ORIGINS OF THE NAME - UK
The most common variant in the UK is CUMMING, which is strongly connected to Scotland and is seen as a Scottish clan name, found around the north-eastern Scottish counties of Aberdeenshire, Moray, Banff, Nairn and Inverness-shire.  In Scotland the name is connected to the dynastic family of COMYN, powerful magnates in the country in the 13th century and up to the Wars of Independence.  The Comyns are thought by many to have been Normans who came to England with the Conqueror and were given land and titles by Scottish kings until they became the dominant dynasty.  In 1306, John “the Red Comyn” was murdered in a church in Dumfries by Robert Bruce, who then smashed the power of the Comyns in the north-east.  Later, Cumming families re-emerged as a powerful clan in the north-east of Scotland, where the name is still widely distributed.
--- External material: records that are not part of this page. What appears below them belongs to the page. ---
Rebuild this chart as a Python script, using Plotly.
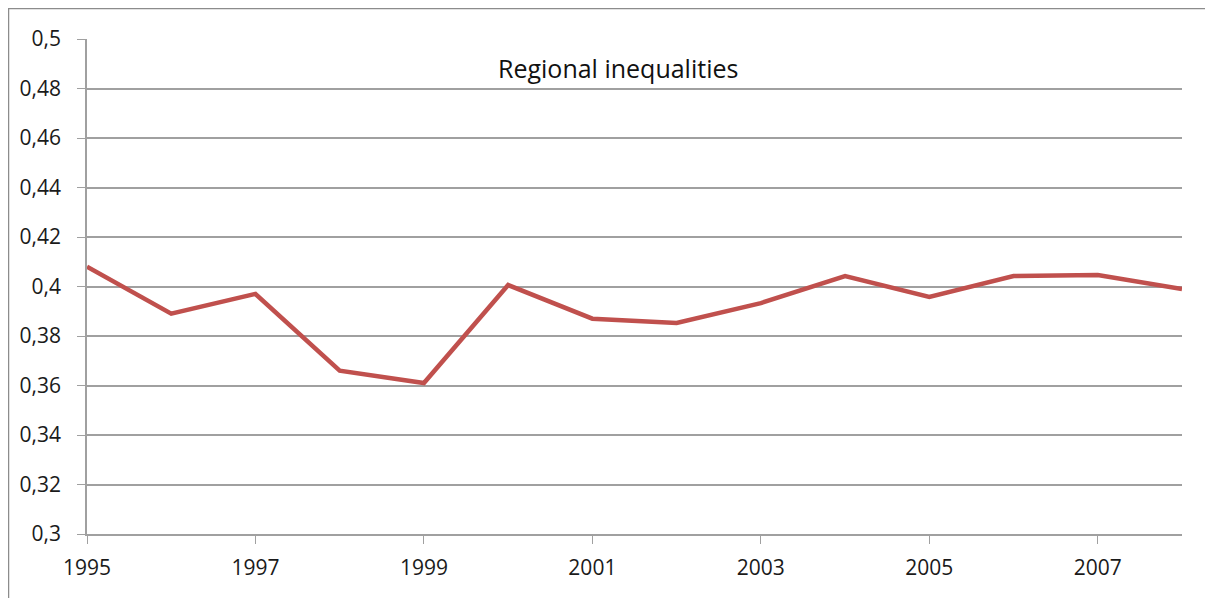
import plotly.graph_objects as go

years = list(range(1995, 2009))
inequality = [0.408, 0.389, 0.397, 0.366, 0.361, 0.4006, 0.387, 0.3853,
              0.3933, 0.4042, 0.3958, 0.4042, 0.4046, 0.399]
y_ticks = [0.3, 0.32, 0.34, 0.36, 0.38, 0.4, 0.42, 0.44, 0.46, 0.48, 0.5]
y_labels = ["0,3", "0,32", "0,34", "0,36", "0,38", "0,4", "0,42", "0,44", "0,46", "0,48", "0,5"]
x_ticks = [1995, 1997, 1999, 2001, 2003, 2005, 2007]

# page body has an 8px margin, so figure coords are page coords minus 8
W, H = 1205, 590
L, R, T, B = 79, 31, 31, 64
pw, ph = W - L - R, H - T - B

fig = go.Figure(go.Scatter(
    x=years, y=inequality, mode="lines",
    line=dict(color="#C0504D", width=4.5), showlegend=False,
))

font = dict(family="Open Sans, Noto Sans, sans-serif", size=21, color="#1a1a1a")

fig.update_layout(
    width=W, height=H,
    margin=dict(l=L, r=R, t=T, b=B),
    paper_bgcolor="white", plot_bgcolor="white",
    font=font,
    xaxis=dict(range=[1995, 2008], tickvals=x_ticks, ticks="outside", ticklen=8,
               tickcolor="#A0A0A0", showline=True, linecolor="#A0A0A0", linewidth=1.5,
               showgrid=False, zeroline=False, tickfont=font, ticklabelstandoff=6),
    yaxis=dict(range=[0.3, 0.5], tickvals=y_ticks, ticktext=y_labels, ticks="outside",
               ticklen=8, tickcolor="#A0A0A0", showline=True, linecolor="#A0A0A0",
               linewidth=1.5, showgrid=True, gridcolor="#A0A0A0", gridwidth=1.5,
               zeroline=False, tickfont=font, ticklabelstandoff=12),
    annotations=[dict(text="Regional inequalities", x=(610 - L) / pw, y=1 - (60 - T) / ph,
                      xref="paper", yref="paper", xanchor="center", yanchor="middle",
                      showarrow=False,
                      font=dict(family="Open Sans, Noto Sans, sans-serif", size=25, color="#111111"))],
    shapes=[
        dict(type="line", xref="paper", yref="paper",
             x0=-L / pw, x1=(W - L) / pw, y0=1 + T / ph, y1=1 + T / ph,
             line=dict(color="#8C8C8C", width=2.5)),
        dict(type="line", xref="paper", yref="paper",
             x0=-L / pw, x1=-L / pw, y0=1 + T / ph, y1=-B / ph,
             line=dict(color="#8C8C8C", width=2.5)),
    ],
)

fig.write_html("out.html")
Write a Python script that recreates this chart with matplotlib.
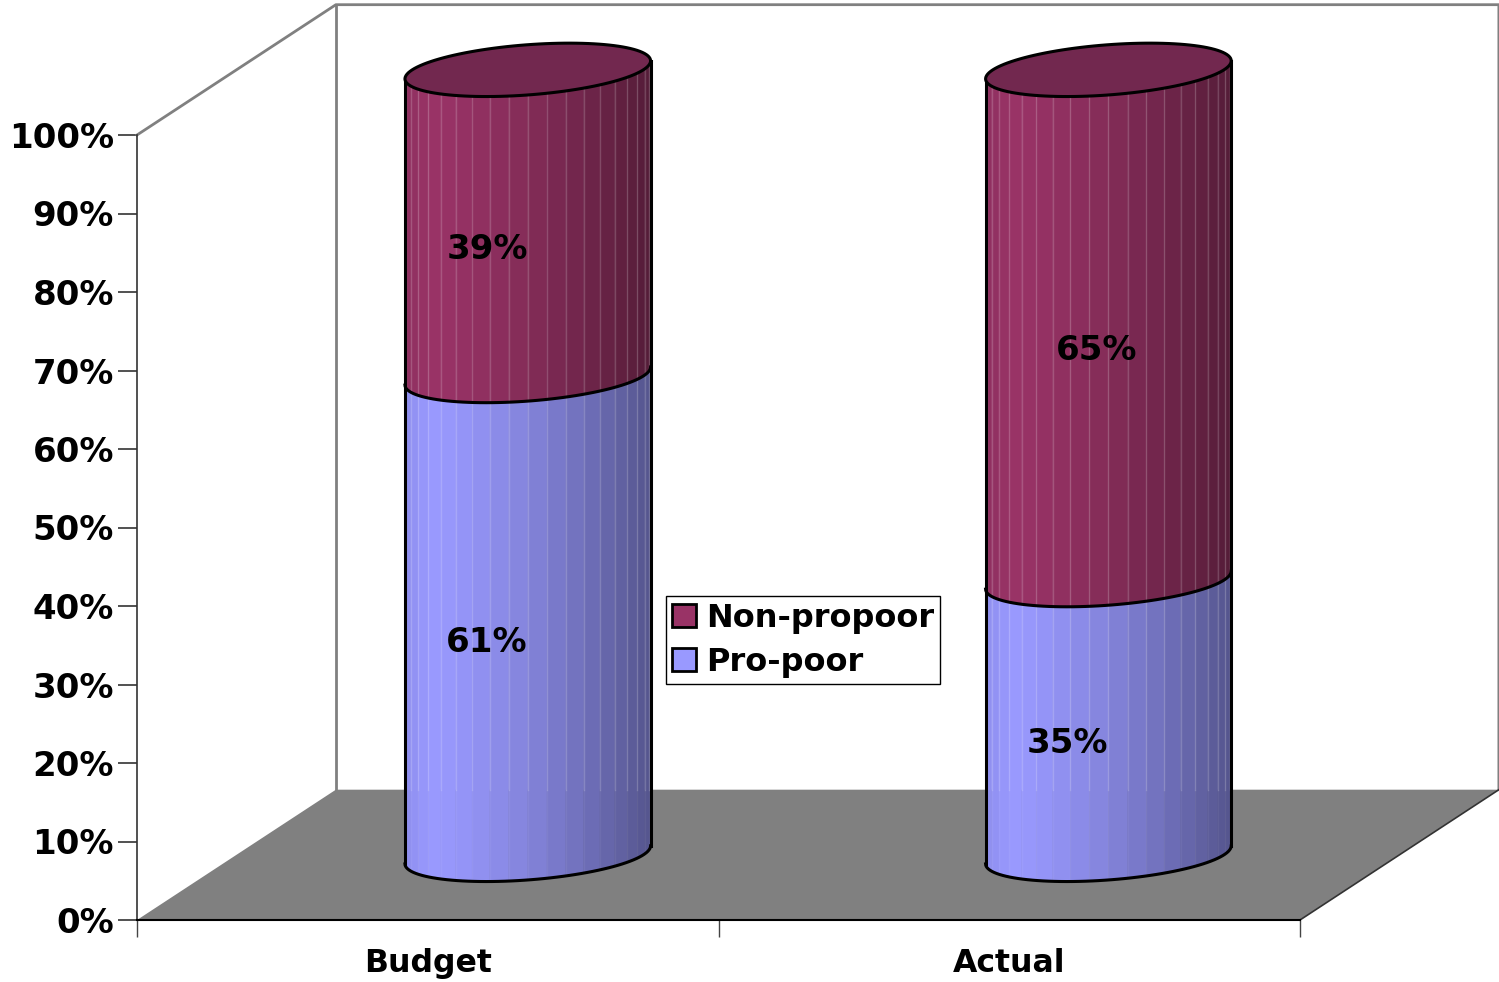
import numpy as np
import matplotlib
matplotlib.use("Agg")
import matplotlib.pyplot as plt
from matplotlib.patches import Patch

categories = ["Budget", "Actual"]
pro_poor = [61, 35]
non_propoor = [39, 65]
y_ticks = [0, 10, 20, 30, 40, 50, 60, 70, 80, 90, 100]

W, H = 1499, 982
MAROON = "#993366"
BLUE = "#9999FF"
LID = "#72284F"
GREY = "#808080"

# fake 3d box, all in data units (x: categories, y: percent)
DX, DY = 0.342, 16.6
HALF_W = 0.2112
SHEAR, MINOR = 1.15, 3.2
N_STRIPS = 20

plt.rcParams["font.family"] = "DejaVu Sans"
plt.rcParams["font.weight"] = "bold"

fig = plt.figure(figsize=(W / 100, H / 100), dpi=100)
ax = fig.add_axes([137 / W, 1 - 920 / H, (1300 - 137) / W, (920 - 135) / H])
ax.set_xlim(0, 2)
ax.set_ylim(0, 100)
ax.patch.set_visible(False)


def shade(color, u):
    # u runs 0..1 across the cylinder, light from the left
    r, g, b = matplotlib.colors.to_rgb(color)
    if u < 0.1:
        f = 0.93 + 0.07 * u / 0.1
    else:
        f = 1 - 0.45 * ((u - 0.1) / 0.9) ** 1.4
    return (r * f, g * f, b * f)


def arc(cx, cy, t):
    return cx + HALF_W * np.cos(t), cy + SHEAR * np.cos(t) - MINOR * np.sin(t)


def segment(cx, base, low, high, color):
    t = np.linspace(np.pi, 0, N_STRIPS + 1)
    for i in range(N_STRIPS):
        tt = np.linspace(t[i], t[i + 1], 6)
        x0, y0 = arc(cx, base + low, tt)
        x1, y1 = arc(cx, base + high, tt)
        u = (x0.mean() - cx + HALF_W) / (2 * HALF_W)
        c = shade(color, u)
        ax.fill(np.r_[x0, x1[::-1]], np.r_[y0, y1[::-1]], facecolor=c, edgecolor=c,
                lw=0.4, clip_on=False, zorder=3)
        # pale seams between the strips, stronger above the floor
        if i > 0:
            ya, yb = y0[0], y1[0]
            ax.plot([x0[0], x0[0]], [max(ya, DY), yb], color="white", alpha=0.18, lw=1,
                    clip_on=False, zorder=3.1)
            if ya < DY:
                ax.plot([x0[0], x0[0]], [ya, min(yb, DY)], color="white", alpha=0.05, lw=1,
                        clip_on=False, zorder=3.1)


# walls and floor
ax.fill([0, DX, 2 + DX, 2], [0, DY, DY, 0], color=GREY, lw=0, zorder=1, clip_on=False)
ax.plot([0, DX, 2 + DX, 2 + DX], [100, 100 + DY, 100 + DY, DY], color=GREY, lw=2, clip_on=False, zorder=2)
ax.plot([DX, DX], [100 + DY, DY], color=GREY, lw=2, clip_on=False, zorder=2)
ax.plot([2, 2 + DX], [0, DY], color="#333333", lw=1.2, clip_on=False, zorder=2)

label_nudge = [(-0.07, -3.4), (-0.07, -3.4), (-0.07, -3.3), (-0.02, -3.3)]
k = 0
for i, name in enumerate(categories):
    cx = i * 0.9985 + 0.5 + DX / 2 + 0.001
    base = DY / 2
    low, high = pro_poor[i], pro_poor[i] + non_propoor[i]
    segment(cx, base, 0, low, BLUE)
    segment(cx, base, low, high, MAROON)

    # outline
    t_front = np.linspace(np.pi, 0, 60)
    for v in (0, low):
        xa, ya = arc(cx, base + v, t_front)
        ax.plot(xa, ya, color="black", lw=2.2, clip_on=False, zorder=4)
    for side in (np.pi, 0):
        xa, ya0 = arc(cx, base, side)
        _, ya1 = arc(cx, base + high, side)
        ax.plot([xa, xa], [ya0, ya1], color="black", lw=2.2, clip_on=False, zorder=4)

    # lid
    t_all = np.linspace(0, 2 * np.pi, 120)
    xa, ya = arc(cx, base + high, t_all)
    ax.fill(xa, ya, facecolor=LID, edgecolor="black", lw=2.2, clip_on=False, zorder=4)

    # value labels
    for val, mid in ((pro_poor[i], low / 2), (non_propoor[i], low + (high - low) / 2)):
        nx, ny = label_nudge[k]
        k += 1
        ax.text(cx + nx, base + mid + ny, f"{val}%", ha="center", va="center",
                fontsize=24.5, color="black", zorder=5)

# axes furniture
for s in ("top", "right"):
    ax.spines[s].set_visible(False)
ax.spines["left"].set_color("#333333")
ax.spines["left"].set_linewidth(1.2)
ax.spines["bottom"].set_color("black")
ax.spines["bottom"].set_linewidth(1.5)
ax.spines["left"].set_zorder(2)
ax.spines["bottom"].set_zorder(2)

ax.set_yticks(y_ticks)
ax.set_yticklabels([f"{v}%" for v in y_ticks], fontsize=24.5)
ax.tick_params(axis="y", length=14, width=1.2, color="#333333", pad=2.5)
ax.set_xticks([0, 1, 2])
ax.set_xticklabels([])
ax.tick_params(axis="x", length=12, width=1, color="#444444")
ax.set_xticks([i + 0.5 for i in range(len(categories))], categories, minor=True, fontsize=22.7)
ax.tick_params(axis="x", which="minor", length=0, pad=20)

handles = [Patch(facecolor=MAROON, edgecolor="black", lw=2, label="Non-propoor"),
           Patch(facecolor=BLUE, edgecolor="black", lw=2, label="Pro-poor")]
leg = fig.legend(handles=handles, loc="lower left", bbox_to_anchor=(666 / W, 1 - 684 / H),
                 bbox_transform=fig.transFigure, borderaxespad=0, fontsize=23, frameon=True,
                 fancybox=False, framealpha=1, edgecolor="black",
                 handlelength=0.73, handleheight=0.73, handletextpad=0.32,
                 borderpad=0.2, labelspacing=0.41)
leg.get_frame().set_linewidth(1)
leg.set_zorder(6)

fig.savefig("out.png", dpi=100)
ORIGINS OF THE NAME – FRANCE/BELGIUM
Some claim that the original Comyns came from Normandy with the Conqueror and claim Robert de COMINES, briefly made earl of Northumberland by William, as the original founder.  Black’s Surnames of Scotland says there is no evidence to support this view, nor that the later Comyns descended from him.  Comines was then in Flanders, and is now on the Belgian/French border.  This would make Cumming (etc) a locative surname in origin.  Another place name that has been suggested for its origin is the village of Bosc-Bénard-Commin in Normandy.  Name variants such as Comin, Commin or Comines are found across Belgium and France today.

ORIGINS OF THE NAME – IRELAND
Cumming and Cummins look similar and are often found as interchangeable variants in the USA or other places outside of Europe where the name was carried to, but in Ireland CUMMINS is by far the most common variant.  Around 1850 the Griffiths survey found 843 families named Cummins, compared with 72 Cumming.  There were also 360 named Commons and 150 Commins – probably all spelling variations of a single original Irish name (figures from John Grenham’s Irish Ancestors).  Grenham proposes that the original Irish name was Ó CUIMÍN, derived from an Old Irish personal name Comán. Ó Cuimín means grandson or descendant of Comán, and the -s in Cummins, Commons etc. carries the same meaning in the Anglicised names as the Ó in the Irish.  This could also be the origin for some surname bearers in Gaelic-speaking Scotland. Scottish Cumming and Cummings are also found in the northern parts of Ireland, carried in by Scottish settlers.